JOB: Search the listing below for "document". Copy each matching line.

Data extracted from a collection
* * * * * * *
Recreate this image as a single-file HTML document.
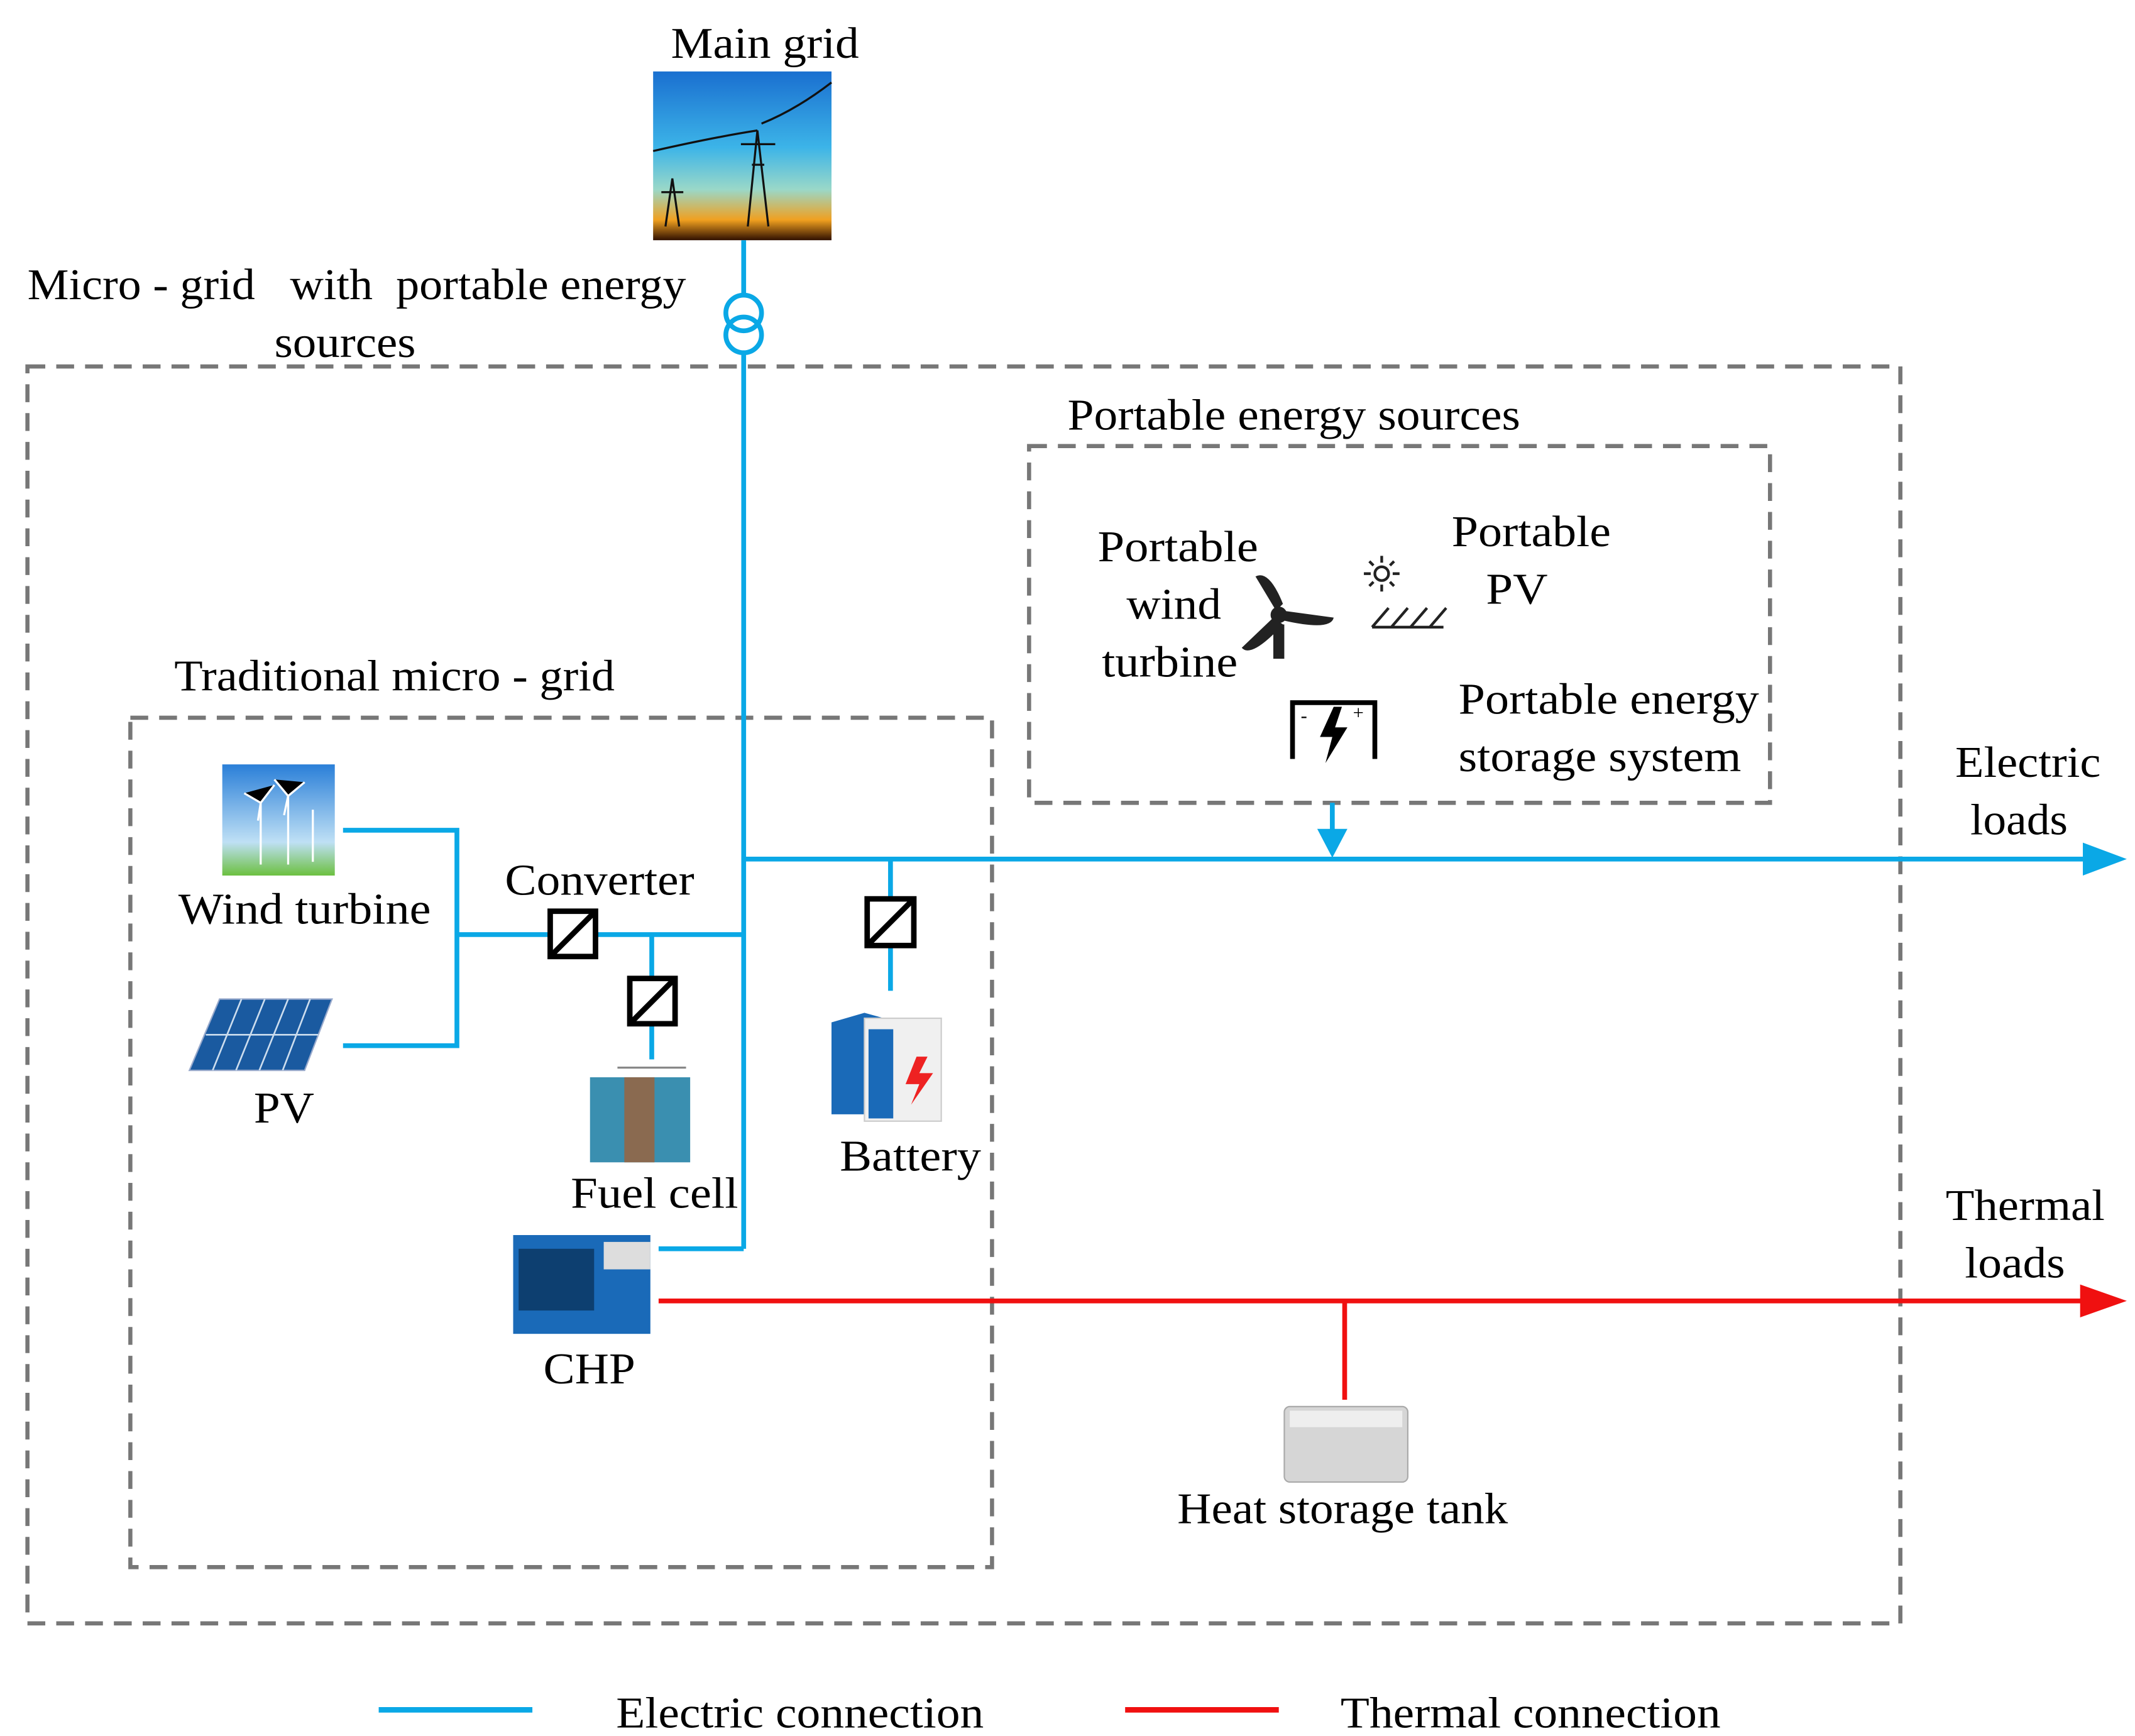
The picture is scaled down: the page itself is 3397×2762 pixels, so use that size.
<!DOCTYPE html>
<html><head><meta charset="utf-8"><style>
html,body{margin:0;padding:0;background:#fff;}
svg{display:block;}
text{font-family:"Liberation Serif",serif;font-size:32px;fill:#000;}
</style></head><body>
<svg width="3397" height="2762" viewBox="0 0 1556 1265" xmlns="http://www.w3.org/2000/svg">
<defs>
<linearGradient id="sky" x1="0" y1="0" x2="0" y2="1">
<stop offset="0" stop-color="#1a6fd0"/><stop offset="0.45" stop-color="#3cb4e8"/><stop offset="0.7" stop-color="#9ad8c8"/><stop offset="0.88" stop-color="#f0a020"/><stop offset="1" stop-color="#301000"/>
</linearGradient>
<linearGradient id="wsky" x1="0" y1="0" x2="0" y2="1"><stop offset="0" stop-color="#2a7fd8"/><stop offset="0.7" stop-color="#bfe0f5"/><stop offset="1" stop-color="#6cc040"/></linearGradient>
</defs>
<text x="489" y="42" textLength="137" lengthAdjust="spacingAndGlyphs">Main grid</text>
<rect x="476" y="52" width="130" height="123" fill="url(#sky)"/>
<g stroke="#111" stroke-width="1.5" fill="none">
<path d="M545 165 L552 95 L560 165 M548 120 L557 120 M540 105 L565 105"/>
<path d="M485 165 L490 130 L495 165 M482 140 L498 140"/>
<path d="M555 90 Q580 80 606 60 M552 95 Q520 100 476 110"/>
</g>
<text x="20" y="218" textLength="480" lengthAdjust="spacingAndGlyphs">Micro - grid &#160; with &#160;portable energy</text>
<text x="200" y="260" textLength="103" lengthAdjust="spacingAndGlyphs">sources</text>
<g fill="none" stroke="#777" stroke-width="3" stroke-dasharray="13 8">
<rect x="20" y="267" width="1365" height="916"/>
<rect x="750" y="325" width="540" height="260"/>
<rect x="95" y="523" width="628" height="619"/>
</g>
<text x="778" y="313" textLength="330" lengthAdjust="spacingAndGlyphs">Portable energy sources</text>
<text x="127" y="503" textLength="321" lengthAdjust="spacingAndGlyphs">Traditional micro - grid</text>
<g stroke="#0aa8e6" stroke-width="3.5" fill="none">
<line x1="542" y1="175" x2="542" y2="215"/>
<circle cx="542" cy="228" r="13"/><circle cx="542" cy="244" r="13"/>
<line x1="542" y1="257" x2="542" y2="910"/>
<line x1="542" y1="626" x2="1518" y2="626"/>
<line x1="971" y1="585" x2="971" y2="608"/>
<line x1="333" y1="681" x2="542" y2="681"/>
<polyline points="250,605 333,605 333,762 250,762"/>
<line x1="475" y1="681" x2="475" y2="772"/>
<line x1="649" y1="626" x2="649" y2="722"/>
<polyline points="480,910 542,910"/>
</g>
<polygon points="1518,614 1550,626 1518,638" fill="#0aa8e6"/>
<polygon points="960,604 982,604 971,625" fill="#0aa8e6"/>
<g stroke="#f01010" stroke-width="3.5"><line x1="480" y1="948" x2="1518" y2="948"/><line x1="980" y1="948" x2="980" y2="1020"/></g>
<polygon points="1516,936 1550,948 1516,960" fill="#f01010"/>
<g fill="#fff" stroke="#000" stroke-width="4">
<rect x="401" y="664" width="33" height="33"/><line x1="401" y1="697" x2="434" y2="664"/>
<rect x="459" y="713" width="33" height="33"/><line x1="459" y1="746" x2="492" y2="713"/>
<rect x="632" y="655" width="34" height="34"/><line x1="632" y1="689" x2="666" y2="655"/>
</g>
<text x="368" y="652" textLength="138" lengthAdjust="spacingAndGlyphs">Converter</text>
<rect x="162" y="557" width="82" height="81" fill="url(#wsky)"/>
<g stroke="#fff" stroke-width="1.5"><line x1="190" y1="630" x2="190" y2="585"/><line x1="210" y1="630" x2="210" y2="580"/><line x1="228" y1="628" x2="228" y2="590"/><path d="M178 578 L190 585 L200 572 M190 585 L188 598"/><path d="M200 568 L210 580 L222 570 M210 580 L207 594"/></g>
<text x="130" y="673" textLength="184" lengthAdjust="spacingAndGlyphs">Wind turbine</text>
<polygon points="160,728 242,728 222,780 138,780" fill="#1a5aa0" stroke="#9ac" stroke-width="1"/>
<g stroke="#cde" stroke-width="1.2"><line x1="176" y1="728" x2="155" y2="780"/><line x1="193" y1="728" x2="172" y2="780"/><line x1="210" y1="728" x2="189" y2="780"/><line x1="226" y1="728" x2="206" y2="780"/><line x1="150" y1="754" x2="232" y2="754"/></g>
<text x="185" y="818" textLength="44" lengthAdjust="spacingAndGlyphs">PV</text>
<rect x="430" y="785" width="73" height="62" fill="#3a8fb0"/>
<rect x="455" y="785" width="22" height="62" fill="#8a6a50"/>
<line x1="450" y1="778" x2="500" y2="778" stroke="#888" stroke-width="1.5"/>
<text x="416" y="880" textLength="122" lengthAdjust="spacingAndGlyphs">Fuel cell</text>
<polygon points="606,745 630,738 655,745 655,812 606,812" fill="#1a6ab8"/>
<rect x="630" y="742" width="56" height="75" fill="#f0f0f0" stroke="#ccc"/>
<rect x="633" y="750" width="18" height="65" fill="#1a6ab8"/>
<polygon points="668,770 660,790 670,790 664,805 680,782 670,782 676,770" fill="#e22"/>
<text x="612" y="853" textLength="103" lengthAdjust="spacingAndGlyphs">Battery</text>
<rect x="374" y="900" width="100" height="72" fill="#1a6ab8"/>
<rect x="440" y="905" width="34" height="20" fill="#ddd"/>
<rect x="378" y="910" width="55" height="45" fill="#0d3f70"/>
<text x="396" y="1008" textLength="67" lengthAdjust="spacingAndGlyphs">CHP</text>
<rect x="936" y="1025" width="90" height="55" rx="4" fill="#d6d6d6" stroke="#aaa"/>
<rect x="940" y="1028" width="82" height="12" fill="#eee"/>
<text x="858" y="1110" textLength="241" lengthAdjust="spacingAndGlyphs">Heat storage tank</text>
<text x="800" y="409" textLength="117" lengthAdjust="spacingAndGlyphs">Portable</text>
<text x="821" y="451" textLength="69" lengthAdjust="spacingAndGlyphs">wind</text>
<text x="803" y="493" textLength="99" lengthAdjust="spacingAndGlyphs">turbine</text>
<g fill="#222"><path d="M930 445 L915 420 Q925 415 935 440 Z"/><path d="M935 445 L972 450 Q970 460 935 452 Z"/><path d="M928 450 L905 472 Q912 480 935 455 Z"/><circle cx="932" cy="448" r="6"/><rect x="928" y="455" width="8" height="25"/></g>
<g stroke="#222" stroke-width="2" fill="none"><circle cx="1007" cy="418" r="5"/><path d="M1007 405v5M1007 426v5M994 418h5M1015 418h5M998 409l3 3M1013 424l3 3M1016 409l-3 3M1001 424l-3 3"/><path d="M1000 457l12-14M1014 457l12-14M1028 457l12-14M1042 457l12-14M1000 457h52"/></g>
<text x="1058" y="398" textLength="116" lengthAdjust="spacingAndGlyphs">Portable</text>
<text x="1083" y="440" textLength="45" lengthAdjust="spacingAndGlyphs">PV</text>
<g stroke="#000" stroke-width="3.5" fill="none"><path d="M942 553 V512 H1002 V553"/></g>
<polygon points="972,515 962,537 971,537 966,556 982,530 973,530 978,515" fill="#000"/>
<text x="948" y="526" style="font-size:14px">-</text><text x="986" y="524" style="font-size:14px">+</text>
<text x="1063" y="520" textLength="219" lengthAdjust="spacingAndGlyphs">Portable energy</text>
<text x="1063" y="562" textLength="206" lengthAdjust="spacingAndGlyphs">storage system</text>
<text x="1425" y="566" textLength="106" lengthAdjust="spacingAndGlyphs">Electric</text>
<text x="1436" y="608" textLength="71" lengthAdjust="spacingAndGlyphs">loads</text>
<text x="1418" y="889" textLength="116" lengthAdjust="spacingAndGlyphs">Thermal</text>
<text x="1432" y="931" textLength="73" lengthAdjust="spacingAndGlyphs">loads</text>
<line x1="276" y1="1246" x2="388" y2="1246" stroke="#0aa8e6" stroke-width="4"/>
<text x="449" y="1259" textLength="268" lengthAdjust="spacingAndGlyphs">Electric connection</text>
<line x1="820" y1="1246" x2="932" y2="1246" stroke="#f01010" stroke-width="4"/>
<text x="977" y="1259" textLength="277" lengthAdjust="spacingAndGlyphs">Thermal connection</text>
</svg>
</body></html>
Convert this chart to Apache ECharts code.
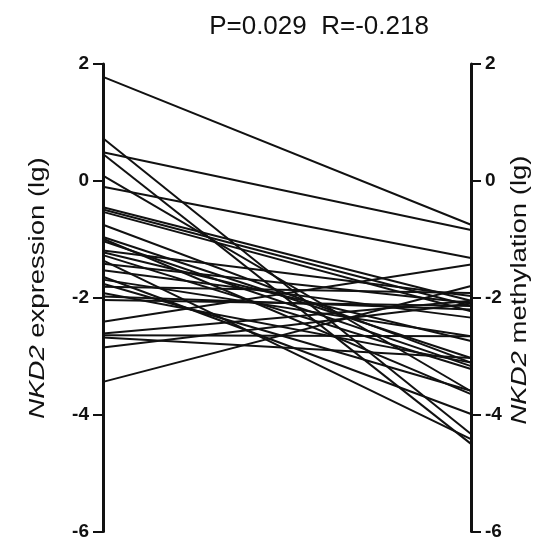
<!DOCTYPE html>
<html><head><meta charset="utf-8">
<script src="https://cdn.jsdelivr.net/npm/echarts@6/dist/echarts.min.js"></script>
<style>html,body{margin:0;padding:0;background:#fff}#c{width:557px;height:541px}</style>
</head><body><div id="c"></div>
<script>
const titleText = 'P=0.029  R=-0.218';
const leftAxisName = ['NKD2', ' expression (lg)'];
const rightAxisName = ['NKD2', ' methylation (lg)'];
const yTicks = [-6, -4, -2, 0, 2];
const leftValues  = [1.78, 0.73, 0.49, 0.46, 0.09, -0.10, -0.45, -0.49, -0.53, -0.75, -0.96, -0.99, -1.03, -1.19, -1.22, -1.27, -1.36, -1.42, -1.53, -1.64, -1.69, -1.76, -1.81, -1.92, -1.98, -2.04, -2.41, -2.61, -2.64, -2.68, -2.85, -3.44];
const rightValues = [-0.75, -4.33, -0.84, -4.50, -3.60, -1.32, -2.05, -2.14, -2.23, -3.11, -3.03, -3.65, -3.17, -1.97, -2.74, -3.22, -4.42, -2.09, -2.34, -3.99, -2.66, -3.59, -1.92, -3.11, -2.20, -2.14, -1.43, -2.05, -2.66, -3.03, -2.10, -1.80];

const chart = echarts.init(document.getElementById('c'));
const series = leftValues.map((l, i) => ({
  type: 'line', data: [l, rightValues[i]], symbol: 'none', silent: true,
  lineStyle: {color: '#111', width: 2}
}));
const axisCommon = {
  type: 'value', min: yTicks[0], max: yTicks[yTicks.length - 1], interval: 2,
  axisLine: {show: true, lineStyle: {color: '#111', width: 3}},
  axisTick: {show: true, length: 10, lineStyle: {color: '#111', width: 2}},
  axisLabel: {color: '#111', fontSize: 19, fontWeight: 'bold', fontFamily: 'Liberation Sans', margin: 14},
  splitLine: {show: false}
};
const nameStyle = (parts) => ({
  text: '{i|' + parts[0] + '}' + parts[1],
  font: '22px "Liberation Sans"', fill: '#111', align: 'center', verticalAlign: 'middle',
  rich: {i: {fontStyle: 'italic', fontSize: 22, fontFamily: 'Liberation Sans', fill: '#111'}}
});
chart.setOption({
  animation: false,
  title: {text: titleText, left: 314, top: 9, textAlign: 'center', textStyle: {fontSize: 26, fontWeight: 'normal', color: '#111', fontFamily: 'Liberation Sans'}},
  grid: {left: 103, right: 86, top: 64, bottom: 7},
  xAxis: {type: 'category', data: ['expression', 'methylation'], boundaryGap: false, show: false},
  yAxis: [
    Object.assign({}, axisCommon, {position: 'left'}),
    Object.assign({}, axisCommon, {position: 'right'})
  ],
  graphic: [
    {type: 'text', x: 38, y: 288, rotation: Math.PI / 2, scaleX: 1.25, silent: true, style: nameStyle(leftAxisName)},
    {type: 'text', x: 520, y: 290, rotation: Math.PI / 2, scaleX: 1.25, silent: true, style: nameStyle(rightAxisName)}
  ],
  series: series
});
</script></body></html>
* * * * * * *
FINISHED ANSWER:
Recreate this image as a single-file HTML document.
const chart = echarts.init(document.getElementById('c'));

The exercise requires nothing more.